Give only the number of lines in the data that include the string "matplotlib".
· · ·
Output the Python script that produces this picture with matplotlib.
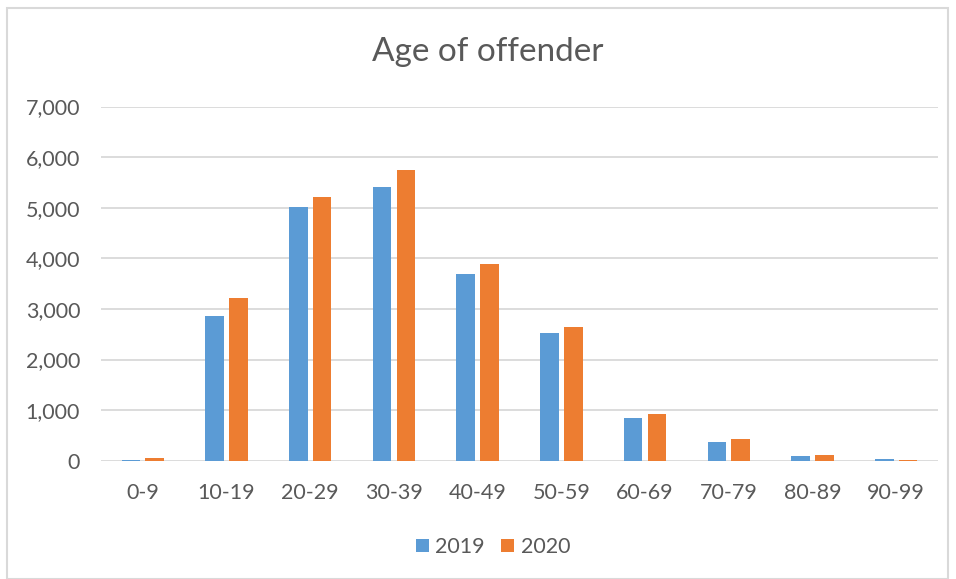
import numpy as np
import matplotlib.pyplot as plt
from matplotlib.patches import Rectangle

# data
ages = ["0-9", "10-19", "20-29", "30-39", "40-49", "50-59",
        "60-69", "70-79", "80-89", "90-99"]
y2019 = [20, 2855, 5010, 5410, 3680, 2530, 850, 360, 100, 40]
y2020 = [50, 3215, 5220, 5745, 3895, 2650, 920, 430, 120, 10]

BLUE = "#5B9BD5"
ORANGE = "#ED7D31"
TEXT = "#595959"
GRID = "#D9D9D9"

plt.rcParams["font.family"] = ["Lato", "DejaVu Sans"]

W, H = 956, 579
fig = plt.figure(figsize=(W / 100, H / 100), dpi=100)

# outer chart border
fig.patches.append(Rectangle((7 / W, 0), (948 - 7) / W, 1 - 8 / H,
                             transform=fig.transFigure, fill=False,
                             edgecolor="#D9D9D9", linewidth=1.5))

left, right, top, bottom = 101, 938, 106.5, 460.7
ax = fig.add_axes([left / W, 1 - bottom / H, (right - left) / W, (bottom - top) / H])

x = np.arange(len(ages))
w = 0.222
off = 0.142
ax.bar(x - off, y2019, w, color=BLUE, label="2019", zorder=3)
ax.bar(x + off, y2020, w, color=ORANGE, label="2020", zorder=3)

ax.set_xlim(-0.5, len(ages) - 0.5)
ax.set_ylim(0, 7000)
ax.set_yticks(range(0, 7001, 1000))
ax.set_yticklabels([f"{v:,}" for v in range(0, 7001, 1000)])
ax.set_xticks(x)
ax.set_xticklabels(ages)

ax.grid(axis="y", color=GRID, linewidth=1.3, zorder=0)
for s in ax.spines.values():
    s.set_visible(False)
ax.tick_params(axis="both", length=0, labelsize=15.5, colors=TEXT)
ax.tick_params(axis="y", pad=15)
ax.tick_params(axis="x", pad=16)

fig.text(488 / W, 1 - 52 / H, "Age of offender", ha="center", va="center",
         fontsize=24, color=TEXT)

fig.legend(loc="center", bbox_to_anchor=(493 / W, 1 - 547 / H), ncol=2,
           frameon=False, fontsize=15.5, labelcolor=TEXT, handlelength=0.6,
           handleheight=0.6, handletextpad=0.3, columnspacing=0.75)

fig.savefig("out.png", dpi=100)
· · ·
- Full solution: 3